ARE, Sweden — Italian skier Federica Brignone used a blistering second run to win the season’s penultimate women’s World Cup giant slalom Saturday and stay in contention for the discipline title.
Brignone needed to gain at least 36 points more than GS standings leader Lara Gut-Behrami did, and managed to do so with the help of first-run leader Sara Hector.
The Olympic GS champion from Sweden finished runner-up and pushed Gut-Behrami into third position. The Swiss star would have locked up the title if she had finished second.
But after winning four races this season, Gut-Behrami is still in a favorable position to clinch it next week, carrying a 95-point lead over Brignone into the season-ending GS at the World Cup finals in Austria. A race win is worth 100 points.
Mikaela Shiffrin sat out the race after recovering from knee injury, but the American star plans to return to racing at Sunday’s slalom.
Gut-Behrami is also a strong favorite to win the overall title since Shiffrin didn’t race in the past six weeks, and the Swiss standout holds healthy leads in the downhill and super-G standings.
The only discipline Gut-Behrami cannot win is the slalom, where Shiffrin is likely to secure the season title upon her return on Sunday. It would be the American’s record-equaling eighth slalom globe.
On Saturday, Brignone was 1.16 off the lead after the first leg. But with a gutsy all-or-nothing run, the Italian posted the fastest second-run time for her 11th career GS win.
“The first run, I was not really happy with my run, I started really bad, I had no confidence,” Brignone said. “In the second run, I said to myself, ‘OK, you have to try everything.’ I tried my best and I’m so grateful and proud of what I did.”
Opening the floodlit race in light snowfall, Hector was near-flawless in an attacking first run on a course she skied “countless times” when she visited the local ski gymnasium in her junior years.
“It didn’t feel so easy, but it was good to start first,” said Hector, who was chasing her sixth career GS win and first since triumphing in Jasna, Slovakia in January.

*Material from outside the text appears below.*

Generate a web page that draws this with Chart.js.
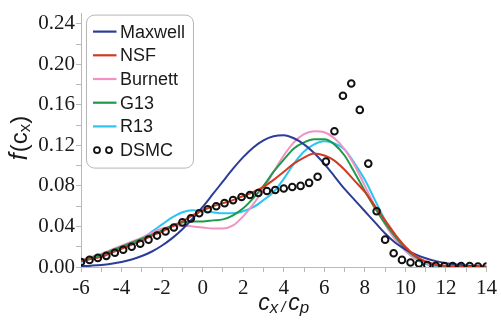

Weather conditions improved for the second run, but the race jury had already decided by then to lower the start gate, which reduced run times by more than 10 seconds.
Austrian skier Katharina Liensberger had a nasty crash in the first run when she skied through a gate and lost balance, then fell backward with her helmet hitting the snow. Liensberger, the 2021 slalom world champion, stayed down for a minute, but ultimately stood up.